Just like the two previous products, this pen has a tiny camera that recognizes patterns on the paper, allowing it to interpret your analog writing into a digital format. While you can buy those notebooks, called N-Code, pre-printed with the necessary patterns, they also offer the patterns as a downloadable PDF, so you can print them yourself, so you can write your notes and draw your sketches on your choice of paper products. Do note, they recommend printing using a laser printer to ensure the very feint micro-dots are properly reproduced. The pen itself has 90MB of storage for storing pages before syncing with the app, along with a battery that holds up for six hours of operation. It uses the common D1-type pen tip, by the way, so you can easily get cheap refills as needed.
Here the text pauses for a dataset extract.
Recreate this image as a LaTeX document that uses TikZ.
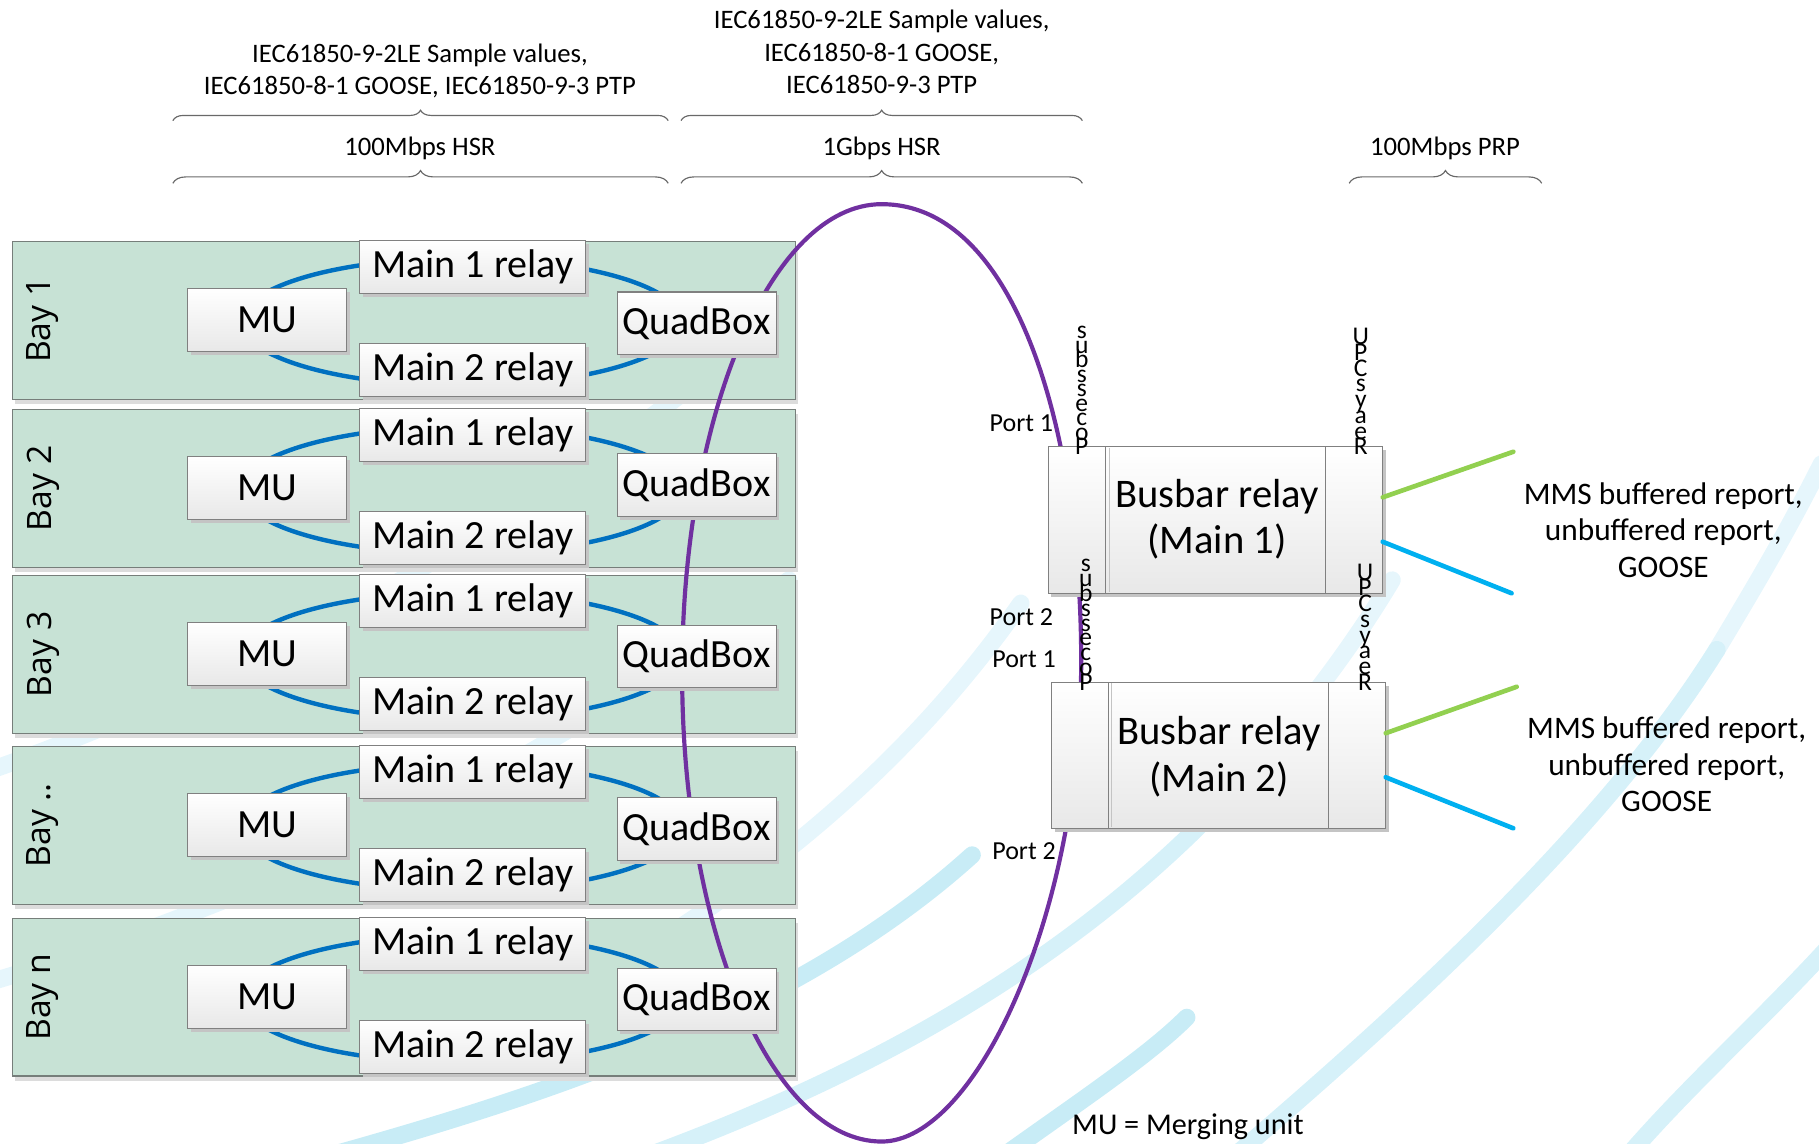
\documentclass[tikz,border=0pt]{standalone}
\usepackage{fontspec}
\setmainfont{Carlito}
\newfontfamily\bayfont{Open Sans}
\usetikzlibrary{shadows,decorations.pathreplacing}

\definecolor{bayfill}{RGB}{199,226,213}
\definecolor{bayline}{RGB}{118,126,122}
\definecolor{boxline}{RGB}{128,128,128}
\definecolor{boxbot}{RGB}{232,232,232}
\definecolor{boxshade}{RGB}{196,196,196}
\definecolor{ringblue}{RGB}{0,112,192}
\definecolor{hsrpurple}{RGB}{112,48,160}
\definecolor{mmsgreen}{RGB}{146,208,80}
\definecolor{mmsblue}{RGB}{0,176,240}
\definecolor{swoosh}{RGB}{200,236,246}
\definecolor{swooshmid}{RGB}{214,241,249}
\definecolor{swooshpale}{RGB}{230,246,252}
\definecolor{bracegray}{RGB}{105,105,105}

\tikzset{
  unitbox/.style={draw=boxline, line width=0.9pt, top color=white, bottom color=boxbot,
    inner sep=0pt, font=\fontsize{34.5}{40}\selectfont,
    general shadow={fill=boxshade, shadow xshift=2.5pt, shadow yshift=-3pt}},
  mubox/.style={unitbox, minimum width=137pt, minimum height=54pt},
  relaybox/.style={unitbox, minimum width=195pt, minimum height=46pt},
  quadbox/.style={unitbox, minimum width=137pt, minimum height=54pt},
  baypanel/.style={draw=bayline, line width=0.9pt, fill=bayfill, minimum width=675pt,
    minimum height=136pt, inner sep=0pt,
    general shadow={fill=boxshade!60, shadow xshift=2pt, shadow yshift=-4pt}},
  baylabel/.style={font=\bayfont\fontsize{29}{34}\selectfont, rotate=90, inner sep=0pt},
  bayring/.style={draw=ringblue, line width=3.8pt},
  hsrring/.style={draw=hsrpurple, line width=3.6pt},
  busbox/.style={draw=boxline, line width=0.9pt, top color=white, bottom color=boxbot,
    inner sep=0pt, general shadow={fill=boxshade, shadow xshift=2.5pt, shadow yshift=-3pt}},
  bustext/.style={align=center, font=\fontsize{35}{40}\selectfont, inner sep=0pt},
  stackch/.style={font=\fontsize{22}{22}\selectfont, anchor=base, inner sep=0pt},
  portlbl/.style={font=\fontsize{22.4}{26}\selectfont, anchor=base east, inner sep=0pt},
  mmstext/.style={align=center, font=\fontsize{27}{31.6}\selectfont, inner sep=0pt},
  toptext/.style={align=center, font=\fontsize{23}{28}\selectfont, inner sep=0pt},
  netbrace/.style={draw=bracegray, line width=1pt, decorate},
  reportline/.style={line width=4pt, line cap=round},
  swooshband/.style={draw=swoosh, line width=15pt, line cap=round},
  swooshsoft/.style={draw=swooshmid, line width=15pt, line cap=round},
  swooshtail/.style={draw=swooshpale, line width=15pt, line cap=round},
}

\begin{document}
\begin{tikzpicture}[x=1pt,y=-1pt]
\useasboundingbox (0,0) rectangle (1568,986);

% decorative background bands
\begin{scope}
  \clip (0,0) rectangle (1568,986);
  \draw[swooshtail] (-20,668) .. controls (150,610) and (380,500) .. (600,330);
  \draw[swooshtail] (-20,850) .. controls (150,800) and (420,700) .. (680,500);
  \draw[swooshtail] (400,905) .. controls (550,830) and (740,720) .. (880,520);
  \draw[swooshtail] (1100,640) .. controls (1140,590) and (1170,550) .. (1200,500);
  \draw[swooshtail] (1480,560) .. controls (1510,510) and (1540,460) .. (1570,400);
  \draw[swooshsoft] (520,1010) .. controls (750,930) and (950,820) .. (1100,640);
  \draw[swooshsoft] (1060,1000) .. controls (1200,880) and (1380,720) .. (1480,560);
  \draw[swooshsoft] (1400,1000) .. controls (1460,930) and (1530,870) .. (1600,790);
  \draw[swooshband] (270,1000) .. controls (450,950) and (680,880) .. (838,737);
  \draw[swooshband] (860,1000) .. controls (930,950) and (990,910) .. (1023,877);
\end{scope}

% bay panels, labels and bay rings
\foreach \T/\n/\lab in {207.5/1/Bay 1, 352.5/2/Bay 2, 495.5/3/Bay 3, 643/4/Bay .., 791/5/Bay n}{
  \node[baypanel] (bay\n) at (348.5, \T+68.5) {};
  \node[baylabel] (baylab\n) at (37, \T+68.5) {\lab};
  \draw[bayring] (398, \T+70) ellipse [x radius=190pt, y radius=55pt];
}

% 1 Gbps HSR ring
\coordinate (rtop) at (760,176);
\coordinate (rright) at (932,570);
\coordinate (rbot) at (760,984);
\coordinate (rleft) at (588,580);
\draw[hsrring] (rtop) .. controls (875,176) and (932,370) .. (rright)
  .. controls (932,790) and (840,984) .. (rbot)
  .. controls (665,984) and (588,803) .. (rleft)
  .. controls (588,357) and (665,176) .. (rtop);

% devices inside each bay
\foreach \T/\n/\q in {207.5/1/71.2, 352.5/2/65.6, 495.5/3/70.5, 643/4/71.5, 791/5/70.5}{
  \node[mubox] (mu\n) at (230.5, \T+68.3) {MU};
  \node[relaybox] (mainA\n) at (407.5, \T+22.5) {Main 1 relay};
  \node[relaybox] (mainB\n) at (407.5, \T+111.3) {Main 2 relay};
  \node[quadbox] (qb\n) at (600.5, \T+\q) {QuadBox};
}

% busbar relays
\node[busbox, minimum width=288.2pt, minimum height=126.5pt] (bb1) at (1047.8,448.25) {};
\draw[boxline, line width=0.9pt] (952.8,385) -- (952.8,511.5);
\draw[boxshade, line width=1pt] (956.3,386) -- (956.3,510.5);
\draw[boxline, line width=0.9pt] (1142.7,385) -- (1142.7,511.5);
\node[bustext] (bb1txt) at (1049,447.4) {Busbar relay\\(Main 1)};

\node[busbox, minimum width=288pt, minimum height=125.8pt] (bb2) at (1050.5,651.1) {};
\draw[boxline, line width=0.9pt] (955.4,588.2) -- (955.4,714);
\draw[boxshade, line width=1pt] (958,589) -- (958,713);
\draw[boxline, line width=0.9pt] (1145.3,588.2) -- (1145.3,714);
\node[bustext] (bb2txt) at (1051,652.2) {Busbar relay\\(Main 2)};

% stacked port captions
\foreach \ch [count=\k from 0] in {s,u,b,s,s,e,c,o,P}
  \node[stackch] (psa\k) at (932.5, {292+12.5*\k}) {\ch};
\foreach \ch [count=\k from 0] in {U,P,C,s,y,a,e,R}
  \node[stackch] (rsa\k) at (1173, {297+13.6*\k}) {\ch};
\foreach \ch [count=\k from 0] in {s,u,b,s,s,e,c,o,P}
  \node[stackch] (psb\k) at (936, {493+12.75*\k}) {\ch};
\foreach \ch [count=\k from 0] in {U,P,C,s,y,a,e,R}
  \node[stackch] (rsb\k) at (1176.7, {500+13.6*\k}) {\ch};

% port labels
\node[portlbl] (p1a) at (908,372) {Port 1};
\node[portlbl] (p2a) at (908,538.8) {Port 2};
\node[portlbl] (p1b) at (910.3,575.3) {Port 1};
\node[portlbl] (p2b) at (910.3,740.8) {Port 2};

% station-side links
\coordinate (g1a) at (1191.9,428.7);
\coordinate (g1b) at (1304.5,389.4);
\coordinate (c1a) at (1191.9,467);
\coordinate (c1b) at (1303,511.4);
\coordinate (g2a) at (1194.5,632);
\coordinate (g2b) at (1307.4,592);
\coordinate (c2a) at (1194.5,670);
\coordinate (c2b) at (1304.5,714);
\draw[reportline, mmsgreen] (g1a) -- (g1b);
\draw[reportline, mmsblue] (c1a) -- (c1b);
\draw[reportline, mmsgreen] (g2a) -- (g2b);
\draw[reportline, mmsblue] (c2a) -- (c2b);

\node[mmstext] (mms1) at (1433.8,457) {MMS buffered report,\\unbuffered report,\\GOOSE};
\node[mmstext] (mms2) at (1436.7,659) {MMS buffered report,\\unbuffered report,\\GOOSE};

% network captions and braces
\node[toptext] (cap100) at (362,61) {IEC61850-9-2LE Sample values,\\IEC61850-8-1 GOOSE, IEC61850-9-3 PTP};
\node[toptext] (cap1g) at (760,45) {IEC61850-9-2LE Sample values,\\IEC61850-8-1 GOOSE,\\IEC61850-9-3 PTP};
\node[toptext] (hsr100) at (362,128) {100Mbps HSR};
\node[toptext] (hsr1g) at (760,128) {1Gbps HSR};
\node[toptext] (prp100) at (1245.6,128) {100Mbps PRP};

\draw[netbrace, decoration={brace, amplitude=9pt}] (149,104) -- (576,104);
\draw[netbrace, decoration={brace, amplitude=11pt}] (149,158) -- (576,158);
\draw[netbrace, decoration={brace, amplitude=9pt}] (587,104) -- (933,104);
\draw[netbrace, decoration={brace, amplitude=11pt}] (587,158) -- (933,158);
\draw[netbrace, decoration={brace, amplitude=11pt}] (1163,158) -- (1329,158);

\node[font=\fontsize{26}{30}\selectfont, inner sep=0pt] (legend) at (1024,971) {MU = Merging unit};
\end{tikzpicture}
\end{document}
The Bamboo Slate consists of a smart pen, a clipboard that holds your notes, a companion app, and a sheet of pad. You place the pad on the clipboard, pair the system with the companion app (Android and iOS), and work your magic with the pen. Once you’re finished with a page, you need to press a button on the clipboard, which prompts it to store your note or sketch on the app. Do note, you will need to press the button each time you change the page to ensure it saves the individual pages correctly. Not only will it detect each line, dot, and stroke, by the way, it will also detect how much pressure you apply, so it can differentiate between thick lines and thin ones, correctly reflecting that in the digital copy.
The Bamboo Folio does, pretty much, the same thing, but comes with a folio-style cover instead of a clipboard, so you have a front cover for the notepad. Everything else works the same, including the ability to use any brand of notepad you prefer.
Do note, these two are a bit hard to track now, so you might want to check eBay if you can’t find them at your go-to online place.